### Written instruction
Quote the data exactly, first line to the line containing "const LINE_W = 10;", with no pictures.

##### Stored data #####

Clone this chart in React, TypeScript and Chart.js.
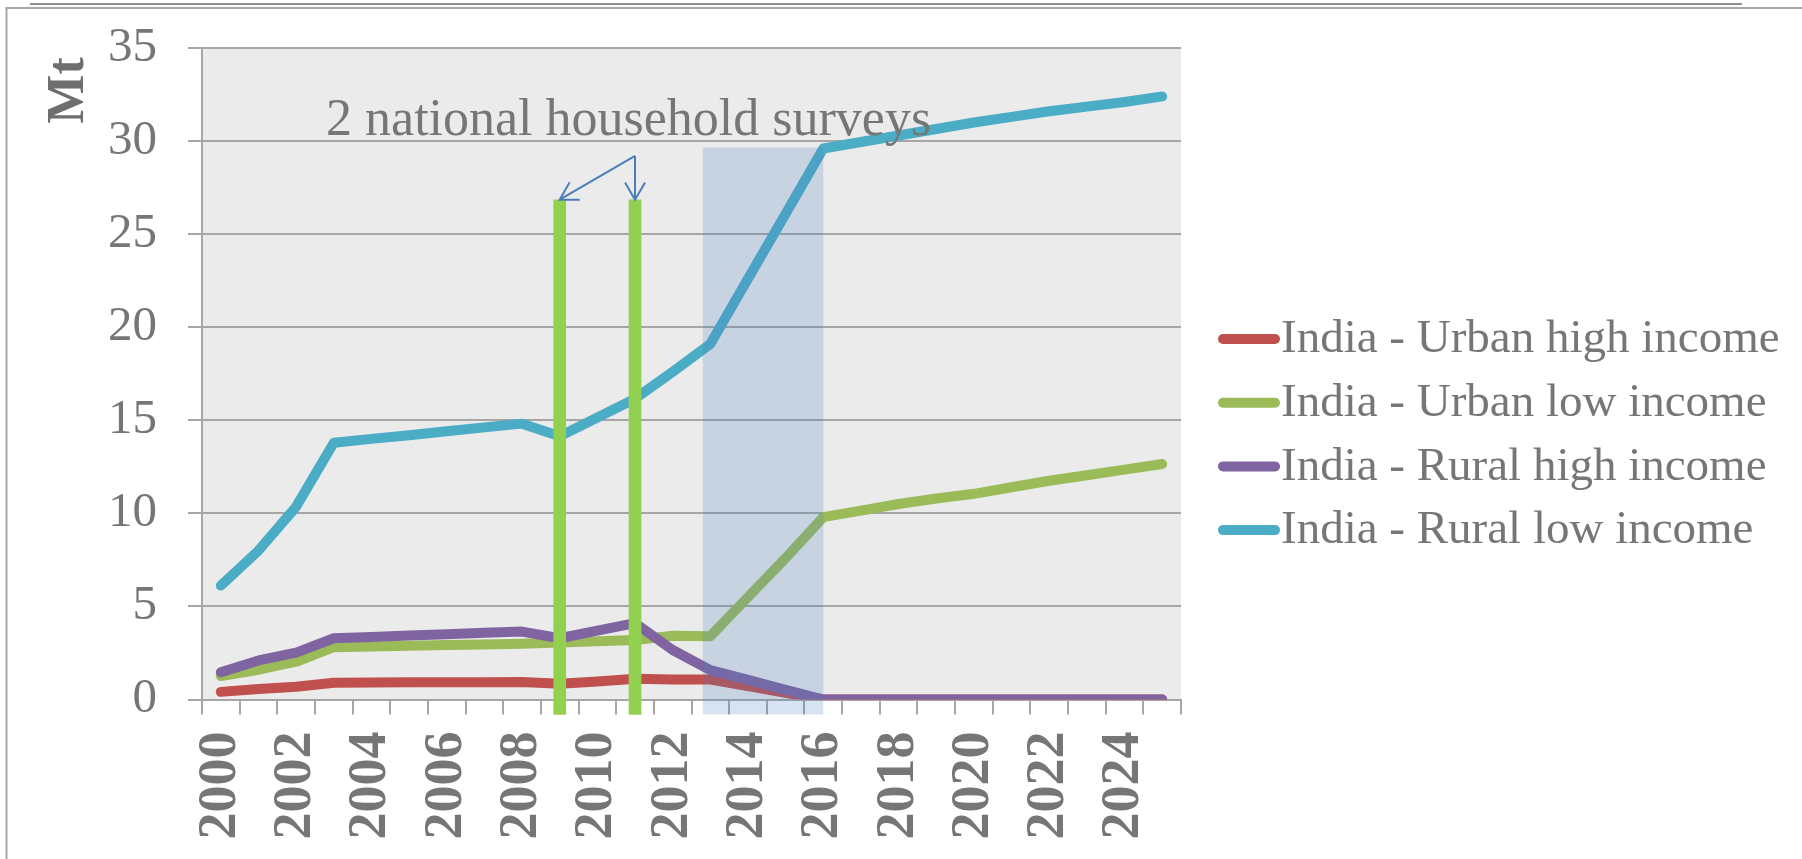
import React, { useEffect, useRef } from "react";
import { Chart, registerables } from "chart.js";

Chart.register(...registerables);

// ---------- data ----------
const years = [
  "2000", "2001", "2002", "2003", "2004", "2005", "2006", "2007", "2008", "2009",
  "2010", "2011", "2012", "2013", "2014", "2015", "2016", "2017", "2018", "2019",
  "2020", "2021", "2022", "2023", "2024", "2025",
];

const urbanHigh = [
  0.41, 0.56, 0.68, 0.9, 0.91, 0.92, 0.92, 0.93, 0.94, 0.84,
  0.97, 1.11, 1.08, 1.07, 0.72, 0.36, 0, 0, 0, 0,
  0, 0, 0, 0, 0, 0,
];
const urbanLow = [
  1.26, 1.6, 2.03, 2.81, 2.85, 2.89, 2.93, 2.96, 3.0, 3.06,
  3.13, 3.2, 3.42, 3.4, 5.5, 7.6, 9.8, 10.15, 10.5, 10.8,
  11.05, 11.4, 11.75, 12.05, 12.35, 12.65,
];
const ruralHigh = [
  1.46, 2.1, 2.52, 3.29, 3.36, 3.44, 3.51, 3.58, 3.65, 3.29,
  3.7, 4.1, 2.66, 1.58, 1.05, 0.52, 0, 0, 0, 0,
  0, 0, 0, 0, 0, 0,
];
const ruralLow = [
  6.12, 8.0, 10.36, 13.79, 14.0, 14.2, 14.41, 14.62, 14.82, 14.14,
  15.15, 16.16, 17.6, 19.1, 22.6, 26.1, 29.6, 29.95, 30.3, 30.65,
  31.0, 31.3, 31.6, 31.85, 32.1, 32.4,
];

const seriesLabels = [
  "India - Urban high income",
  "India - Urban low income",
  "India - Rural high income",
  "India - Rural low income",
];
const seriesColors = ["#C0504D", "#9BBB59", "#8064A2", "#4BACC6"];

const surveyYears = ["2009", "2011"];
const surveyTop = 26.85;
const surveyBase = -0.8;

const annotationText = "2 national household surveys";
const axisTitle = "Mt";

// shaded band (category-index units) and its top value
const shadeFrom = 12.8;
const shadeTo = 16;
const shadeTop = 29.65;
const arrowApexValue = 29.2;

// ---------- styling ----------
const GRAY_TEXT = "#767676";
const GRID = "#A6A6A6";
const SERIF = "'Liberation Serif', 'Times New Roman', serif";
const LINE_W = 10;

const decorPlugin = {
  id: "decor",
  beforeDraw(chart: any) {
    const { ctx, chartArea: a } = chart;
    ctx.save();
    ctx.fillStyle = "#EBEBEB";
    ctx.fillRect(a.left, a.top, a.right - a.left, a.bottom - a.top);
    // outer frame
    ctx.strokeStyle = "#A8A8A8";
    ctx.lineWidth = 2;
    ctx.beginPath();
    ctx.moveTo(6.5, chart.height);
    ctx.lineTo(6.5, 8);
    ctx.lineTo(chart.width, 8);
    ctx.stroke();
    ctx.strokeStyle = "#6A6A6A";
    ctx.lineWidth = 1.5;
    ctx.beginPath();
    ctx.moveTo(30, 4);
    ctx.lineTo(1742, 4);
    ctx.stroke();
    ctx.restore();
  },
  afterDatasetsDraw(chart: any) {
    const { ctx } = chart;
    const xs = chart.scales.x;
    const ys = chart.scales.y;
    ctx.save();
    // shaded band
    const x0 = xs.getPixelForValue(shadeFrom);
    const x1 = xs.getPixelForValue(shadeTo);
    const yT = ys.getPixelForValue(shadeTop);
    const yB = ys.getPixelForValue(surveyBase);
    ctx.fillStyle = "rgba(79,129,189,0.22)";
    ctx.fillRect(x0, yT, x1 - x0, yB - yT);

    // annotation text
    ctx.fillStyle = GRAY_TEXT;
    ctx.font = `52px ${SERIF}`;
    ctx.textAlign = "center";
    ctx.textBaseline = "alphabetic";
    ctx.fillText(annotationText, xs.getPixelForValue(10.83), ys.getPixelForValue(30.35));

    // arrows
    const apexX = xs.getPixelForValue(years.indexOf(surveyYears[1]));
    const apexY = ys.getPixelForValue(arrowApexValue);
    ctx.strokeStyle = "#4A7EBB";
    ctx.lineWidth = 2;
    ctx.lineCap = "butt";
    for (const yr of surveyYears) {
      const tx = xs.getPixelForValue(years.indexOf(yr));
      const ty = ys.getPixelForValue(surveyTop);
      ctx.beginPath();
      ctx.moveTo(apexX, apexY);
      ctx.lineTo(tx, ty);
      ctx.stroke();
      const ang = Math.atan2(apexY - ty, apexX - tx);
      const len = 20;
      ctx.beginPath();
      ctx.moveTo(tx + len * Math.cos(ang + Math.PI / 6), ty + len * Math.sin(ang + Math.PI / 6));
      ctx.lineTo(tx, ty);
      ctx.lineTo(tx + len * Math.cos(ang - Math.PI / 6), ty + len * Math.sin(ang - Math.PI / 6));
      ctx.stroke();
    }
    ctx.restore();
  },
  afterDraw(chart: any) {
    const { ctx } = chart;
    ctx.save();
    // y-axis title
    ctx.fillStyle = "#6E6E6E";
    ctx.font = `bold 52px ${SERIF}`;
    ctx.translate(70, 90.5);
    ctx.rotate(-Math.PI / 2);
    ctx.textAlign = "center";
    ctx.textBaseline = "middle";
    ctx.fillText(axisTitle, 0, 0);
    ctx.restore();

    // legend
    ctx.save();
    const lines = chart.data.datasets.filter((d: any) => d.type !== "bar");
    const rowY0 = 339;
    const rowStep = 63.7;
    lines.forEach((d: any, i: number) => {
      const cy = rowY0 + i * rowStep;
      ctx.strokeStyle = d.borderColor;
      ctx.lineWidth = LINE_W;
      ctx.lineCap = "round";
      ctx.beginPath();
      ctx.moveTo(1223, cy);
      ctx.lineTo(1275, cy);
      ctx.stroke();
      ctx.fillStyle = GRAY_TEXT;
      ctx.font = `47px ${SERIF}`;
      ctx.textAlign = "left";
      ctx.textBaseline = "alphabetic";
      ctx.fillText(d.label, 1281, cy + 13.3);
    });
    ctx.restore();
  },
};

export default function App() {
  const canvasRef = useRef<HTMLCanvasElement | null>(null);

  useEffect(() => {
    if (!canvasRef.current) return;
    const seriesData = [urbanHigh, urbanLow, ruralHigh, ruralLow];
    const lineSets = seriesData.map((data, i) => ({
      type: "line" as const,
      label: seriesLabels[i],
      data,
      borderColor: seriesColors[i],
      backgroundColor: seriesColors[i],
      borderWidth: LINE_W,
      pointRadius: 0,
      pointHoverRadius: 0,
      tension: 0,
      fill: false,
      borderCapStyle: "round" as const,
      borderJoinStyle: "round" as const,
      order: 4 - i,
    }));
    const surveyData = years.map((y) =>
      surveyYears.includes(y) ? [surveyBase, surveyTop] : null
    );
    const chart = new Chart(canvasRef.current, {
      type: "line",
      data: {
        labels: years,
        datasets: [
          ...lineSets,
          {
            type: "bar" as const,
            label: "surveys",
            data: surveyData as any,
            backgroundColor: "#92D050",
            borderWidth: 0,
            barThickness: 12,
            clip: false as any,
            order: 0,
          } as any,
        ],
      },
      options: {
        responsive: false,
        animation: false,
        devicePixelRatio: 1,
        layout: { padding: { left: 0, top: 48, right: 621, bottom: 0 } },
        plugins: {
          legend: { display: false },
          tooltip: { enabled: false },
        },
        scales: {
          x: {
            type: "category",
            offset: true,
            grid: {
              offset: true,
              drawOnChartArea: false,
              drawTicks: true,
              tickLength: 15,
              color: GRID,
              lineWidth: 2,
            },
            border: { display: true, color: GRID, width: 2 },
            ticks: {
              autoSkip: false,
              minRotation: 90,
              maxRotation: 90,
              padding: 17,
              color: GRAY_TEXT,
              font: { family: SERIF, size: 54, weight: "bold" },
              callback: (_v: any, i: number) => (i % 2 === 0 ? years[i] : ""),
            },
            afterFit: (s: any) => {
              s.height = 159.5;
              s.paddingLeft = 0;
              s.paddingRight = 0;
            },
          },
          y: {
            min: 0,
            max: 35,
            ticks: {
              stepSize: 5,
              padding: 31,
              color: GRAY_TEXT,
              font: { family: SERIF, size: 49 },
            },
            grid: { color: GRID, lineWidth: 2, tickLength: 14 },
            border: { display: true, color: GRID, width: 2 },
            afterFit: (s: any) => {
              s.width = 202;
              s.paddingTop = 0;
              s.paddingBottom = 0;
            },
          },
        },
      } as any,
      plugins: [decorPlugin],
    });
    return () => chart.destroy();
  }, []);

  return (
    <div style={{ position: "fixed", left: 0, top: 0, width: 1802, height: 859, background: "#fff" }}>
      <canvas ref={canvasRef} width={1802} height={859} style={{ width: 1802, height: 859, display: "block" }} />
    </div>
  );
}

#####

### Task result
Clone this chart in React, TypeScript and Chart.js.
import React, { useEffect, useRef } from "react";
import { Chart, registerables } from "chart.js";

Chart.register(...registerables);

// ---------- data ----------
const years = [
  "2000", "2001", "2002", "2003", "2004", "2005", "2006", "2007", "2008", "2009",
  "2010", "2011", "2012", "2013", "2014", "2015", "2016", "2017", "2018", "2019",
  "2020", "2021", "2022", "2023", "2024", "2025",
];

const urbanHigh = [
  0.41, 0.56, 0.68, 0.9, 0.91, 0.92, 0.92, 0.93, 0.94, 0.84,
  0.97, 1.11, 1.08, 1.07, 0.72, 0.36, 0, 0, 0, 0,
  0, 0, 0, 0, 0, 0,
];
const urbanLow = [
  1.26, 1.6, 2.03, 2.81, 2.85, 2.89, 2.93, 2.96, 3.0, 3.06,
  3.13, 3.2, 3.42, 3.4, 5.5, 7.6, 9.8, 10.15, 10.5, 10.8,
  11.05, 11.4, 11.75, 12.05, 12.35, 12.65,
];
const ruralHigh = [
  1.46, 2.1, 2.52, 3.29, 3.36, 3.44, 3.51, 3.58, 3.65, 3.29,
  3.7, 4.1, 2.66, 1.58, 1.05, 0.52, 0, 0, 0, 0,
  0, 0, 0, 0, 0, 0,
];
const ruralLow = [
  6.12, 8.0, 10.36, 13.79, 14.0, 14.2, 14.41, 14.62, 14.82, 14.14,
  15.15, 16.16, 17.6, 19.1, 22.6, 26.1, 29.6, 29.95, 30.3, 30.65,
  31.0, 31.3, 31.6, 31.85, 32.1, 32.4,
];

const seriesLabels = [
  "India - Urban high income",
  "India - Urban low income",
  "India - Rural high income",
  "India - Rural low income",
];
const seriesColors = ["#C0504D", "#9BBB59", "#8064A2", "#4BACC6"];

const surveyYears = ["2009", "2011"];
const surveyTop = 26.85;
const surveyBase = -0.8;

const annotationText = "2 national household surveys";
const axisTitle = "Mt";

// shaded band (category-index units) and its top value
const shadeFrom = 12.8;
const shadeTo = 16;
const shadeTop = 29.65;
const arrowApexValue = 29.2;

// ---------- styling ----------
const GRAY_TEXT = "#767676";
const GRID = "#A6A6A6";
const SERIF = "'Liberation Serif', 'Times New Roman', serif";
const LINE_W = 10;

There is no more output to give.